Schröder sued by Korean cuckold
Former German chancellor Gerhard Schröder is being sued by his South Korean fiancée’s ex-husband for allegedly having an affair with her while they were still married.
Although affairs are no longer a criminal offence in South Korea, they remain grounds for civil action for damages. Until 2015 some adulterers, both the straying spouse and the lover, received Korean jail terms.
Schröder, 74, chancellor from 1998 until being beaten by Angela Merkel in 2005, announced his engagement to Kim So-yeon in January. The South Korean translator, 26 years his junior, divorced her husband in November.
Kim acted as a translator for Schröder at a management meeting two years previously, and the pair became “close”.
The former chancellor is currently in the news for his role pushing for ahead with the controversial Nord Stream 2 pipeline, which is due to send Russian gas to Germany in a pipeline under the Baltic Sea, bypassing war-torn Ukraine.
Schröder’s colourful private life and multiple marriages earned him the nicknames Lord of the Rings and Audi man, a reference to the carmaker’s four-ring symbol.

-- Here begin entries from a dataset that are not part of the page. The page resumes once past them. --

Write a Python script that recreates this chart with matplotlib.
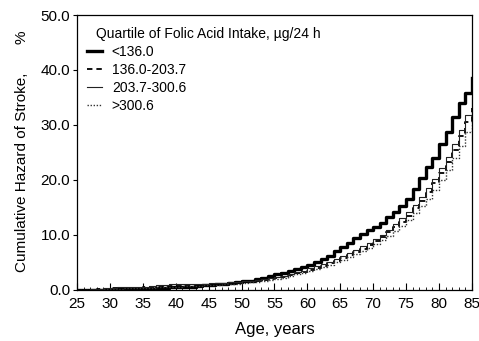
import numpy as np
import matplotlib.pyplot as plt
from matplotlib.ticker import MultipleLocator, FormatStrFormatter

plt.rcParams['font.family'] = ['Liberation Sans', 'DejaVu Sans']

# ages at which the step values start (yearly steps, 25..85)
ages = np.arange(25, 86)

q1 = [0, 0, 0, 0, 0.05, 0.05, 0.1, 0.1, 0.1, 0.15, 0.15, 0.2, 0.3, 0.4, 0.45,
      0.5, 0.55, 0.6, 0.7, 0.8, 0.9, 1.0, 1.1, 1.25, 1.4, 1.55, 1.7, 1.9, 2.2, 2.5,
      2.8, 3.1, 3.4, 3.8, 4.2, 4.6, 5.0, 5.6, 6.2, 7.0, 7.8, 8.5, 9.4, 10.2, 10.8,
      11.4, 12.2, 13.2, 14.2, 15.3, 16.5, 18.3, 20.3, 22.3, 24.0, 26.5, 28.7, 31.5,
      34.0, 35.8, 38.5]
q2 = [0, 0, 0.05, 0.1, 0.2, 0.25, 0.3, 0.3, 0.35, 0.4, 0.45, 0.5, 0.6, 0.65, 0.7,
      0.75, 0.8, 0.85, 0.9, 0.95, 1.0, 1.05, 1.1, 1.2, 1.3, 1.4, 1.5, 1.6, 1.8, 2.0,
      2.2, 2.4, 2.7, 3.0, 3.3, 3.6, 4.0, 4.4, 4.8, 5.3, 5.8, 6.3, 6.9, 7.5, 8.1,
      8.8, 9.6, 10.5, 11.4, 12.4, 13.5, 14.8, 16.2, 17.8, 19.5, 21.3, 23.3, 25.5,
      28.0, 30.5, 33.0]
q3 = [0, 0, 0.1, 0.2, 0.3, 0.4, 0.45, 0.5, 0.5, 0.55, 0.6, 0.65, 0.9, 0.95, 1.0,
      1.0, 1.05, 1.1, 1.1, 1.15, 1.2, 1.25, 1.3, 1.35, 1.45, 1.55, 1.65, 1.75, 1.95, 2.15,
      2.4, 2.6, 2.9, 3.2, 3.5, 3.9, 4.3, 4.7, 5.1, 5.6, 6.1, 6.7, 7.3, 7.9, 8.5,
      9.2, 10.0, 10.9, 11.9, 13.0, 14.1, 15.4, 16.9, 18.5, 20.2, 22.1, 24.2, 26.5,
      29.0, 31.8, 35.0]
q4 = [0, 0, 0, 0.05, 0.1, 0.15, 0.2, 0.25, 0.3, 0.3, 0.35, 0.4, 0.45, 0.5, 0.55,
      0.6, 0.65, 0.7, 0.75, 0.8, 0.85, 0.9, 1.0, 1.05, 1.15, 1.25, 1.35, 1.45, 1.6, 1.8,
      2.0, 2.2, 2.5, 2.8, 3.1, 3.4, 3.8, 4.2, 4.6, 5.0, 5.5, 6.0, 6.5, 7.1, 7.7,
      8.3, 9.0, 9.8, 10.7, 11.7, 12.7, 13.9, 15.2, 16.6, 18.2, 19.9, 21.8, 23.9,
      26.2, 28.7, 31.5]

labels = ['<136.0', '136.0-203.7', '203.7-300.6', '>300.6']

fig = plt.figure(figsize=(4.79, 3.41), dpi=100)
ax = fig.add_axes([0.161, 0.150, 0.824, 0.806])

ax.step(ages, q1, where='post', color='black', lw=2.4, label=labels[0])
ax.step(ages, q2, where='post', color='black', lw=1.3, ls=(0, (3, 2.2)), label=labels[1])
ax.step(ages, q3, where='post', color='#222222', lw=0.8, label=labels[2])
ax.step(ages, q4, where='post', color='#333333', lw=1.0, ls=(0, (1, 1.2)), label=labels[3])

ax.set_xlim(25, 85)
ax.set_ylim(0, 50)
ax.xaxis.set_major_locator(MultipleLocator(5))
ax.xaxis.set_minor_locator(MultipleLocator(1))
ax.yaxis.set_major_locator(MultipleLocator(10))
ax.yaxis.set_major_formatter(FormatStrFormatter('%.1f'))
ax.tick_params(axis='x', which='major', direction='in', length=5, width=0.8, labelsize=11, pad=5)
ax.tick_params(axis='x', which='minor', direction='in', length=2.5, width=0.6)
ax.tick_params(axis='y', direction='out', length=3, width=0.8, labelsize=11, pad=2)
for s in ax.spines.values():
    s.set_linewidth(0.9)

ax.set_xlabel('Age, years', fontsize=12, labelpad=8)
fig.text(22 / 479, 1 - 172 / 341, 'Cumulative Hazard of Stroke,', rotation=90,
         ha='center', va='center', fontsize=11)
fig.text(22 / 479, 1 - 37 / 341, '%', rotation=90, ha='center', va='center', fontsize=11)

ax.text(0.047, 0.93, 'Quartile of Folic Acid Intake, \u00b5g/24 h', transform=ax.transAxes,
        fontsize=10, ha='left', va='center')
ax.legend(loc='upper left', bbox_to_anchor=(0.0, 0.925), frameon=False, fontsize=10,
          handlelength=1.1, handletextpad=0.7, labelspacing=0.27, borderaxespad=0.3)

fig.savefig('out.png', dpi=100)
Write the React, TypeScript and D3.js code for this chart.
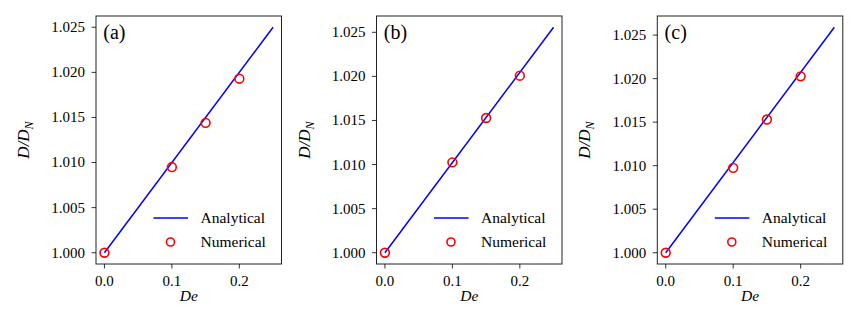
import * as d3 from "d3";
import React from "react";

// values
const panelLabels = ["(a)", "(b)", "(c)"];
const deAnalytical = [0, 0.25];
const analyticalA = [1.0, 1.025];
const analyticalB = [1.0, 1.02557];
const analyticalC = [1.0, 1.0259];
const deNumerical = [0, 0.1, 0.15, 0.2];
const numericalA = [1.0, 1.0095, 1.0144, 1.0193];
const numericalB = [1.0, 1.01025, 1.01528, 1.02008];
const numericalC = [1.0, 1.00975, 1.0153, 1.02026];
const xTicks = [0.0, 0.1, 0.2];
const yTicks = [1.0, 1.005, 1.01, 1.015, 1.02, 1.025];
const legendLabels = ["Analytical", "Numerical"];

const W = 859;
const H = 321;
const panelLeft = [96, 376.5, 657.3];
const panelTop = 16;
const panelW = 185.5;
const panelH = 248;
const font = "Liberation Serif, DejaVu Serif, Times New Roman, serif";

const padded = (lo: number, hi: number) => {
  const m = (hi - lo) * 0.05;
  return [lo - m, hi + m];
};

const Panel = ({ idx, analytical, numerical }) => {
  const x = d3
    .scaleLinear()
    .domain(padded(d3.min(deAnalytical), d3.max(deAnalytical)))
    .range([0, panelW]);
  const y = d3
    .scaleLinear()
    .domain(padded(d3.min(analytical), d3.max(analytical)))
    .range([panelH, 0]);

  const line = d3
    .line<number>()
    .x((d, i) => x(deAnalytical[i]))
    .y((d) => y(d));

  const fmtY = d3.format(".3f");
  const fmtX = d3.format(".1f");

  return (
    <g transform={`translate(${panelLeft[idx]},${panelTop})`}>
      <rect width={panelW} height={panelH} fill="white" />
      <path d={line(analytical)} fill="none" stroke="#0000ff" strokeWidth={1.5} />
      {numerical.map((v, i) => (
        <circle
          key={i}
          cx={x(deNumerical[i])}
          cy={y(v)}
          r={4.4}
          fill="none"
          stroke="#ff0000"
          strokeWidth={1.6}
        />
      ))}
      <rect width={panelW} height={panelH} fill="none" stroke="#222" strokeWidth={1} />

      {yTicks.map((t) => (
        <g key={t} transform={`translate(0,${y(t)})`}>
          <line x1={-4.5} x2={0} stroke="#000" strokeWidth={0.8} />
          <text x={-11} dy="0.33em" textAnchor="end" fontSize={15}>
            {fmtY(t)}
          </text>
        </g>
      ))}
      {xTicks.map((t) => (
        <g key={t} transform={`translate(${x(t)},${panelH})`}>
          <line y1={0} y2={4.5} stroke="#000" strokeWidth={0.8} />
          <text y={22} textAnchor="middle" fontSize={15}>
            {fmtX(t)}
          </text>
        </g>
      ))}

      <text x={panelW / 2} y={panelH + 36.5} textAnchor="middle" fontSize={15.5} fontStyle="italic">
        De
      </text>
      <text
        transform={`translate(${-67},${panelH / 2}) rotate(-90)`}
        textAnchor="middle"
        fontSize={17}
        fontStyle="italic"
      >
        D/D
        <tspan fontSize={12} dy={4}>
          N
        </tspan>
      </text>

      <text x={7.3} y={22.5} fontSize={20}>
        {panelLabels[idx]}
      </text>

      <g transform={`translate(${panelW - 128},${202})`}>
        <line x1={0} x2={34.5} stroke="#0000ff" strokeWidth={1.5} />
        <text x={47} dy="0.33em" fontSize={15.5}>
          {legendLabels[0]}
        </text>
        <circle cx={17} cy={24} r={4} fill="none" stroke="#ff0000" strokeWidth={1.6} />
        <text x={47} y={24} dy="0.33em" fontSize={15.5}>
          {legendLabels[1]}
        </text>
      </g>
    </g>
  );
};

const App = () => {
  const analytical = [analyticalA, analyticalB, analyticalC];
  const numerical = [numericalA, numericalB, numericalC];
  return (
    <svg
      width={W}
      height={H}
      style={{ position: "absolute", left: 0, top: 0, background: "white", fontFamily: font }}
    >
      {panelLabels.map((l, i) => (
        <Panel key={l} idx={i} analytical={analytical[i]} numerical={numerical[i]} />
      ))}
    </svg>
  );
};

export default App;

Journalist and politician Doris Schröder-Köpf, his fourth wife, claimed last September in the process of divorcing him that Kim had helped end the marriage. Schröder claimed his fiancée had nothing to do with his marital breakup.
The two started dating each other while both were still married, Kim’s ex-husband alleged and is suing Schroeder for 100 million won (US$94,000) for “unbearable mental distress”, according to the Yonhap news agency.
The agency said the suit was filed in the Seoul Family Court, without disclosing the husband’s name.
“[Schröder] continued extramarital affairs with Kim knowing she is a married woman, causing unbearable mental distress,” the court document said.
“Our marriage eventually fell apart, and the accused should be held responsible for his action.”
Kim is a Seoul representative of the Economic Development Agency of the German state of North Rhine-Westphalia and worked as a translator for the former Social Democratic leader.
The ex-chancellor has come under fire in recent months for taking on a position on the board of Russian energy giant Rosneft and for his alleged close links to Russian President Vladimir Putin.
The post is contentious, with Russia continuing to be the target of EU sanctions over its role in the Ukraine conflict and its annexation of Crimea in 2014.
Schröder’s labour market and welfare reforms while in office were highly unpopular with the left of his party.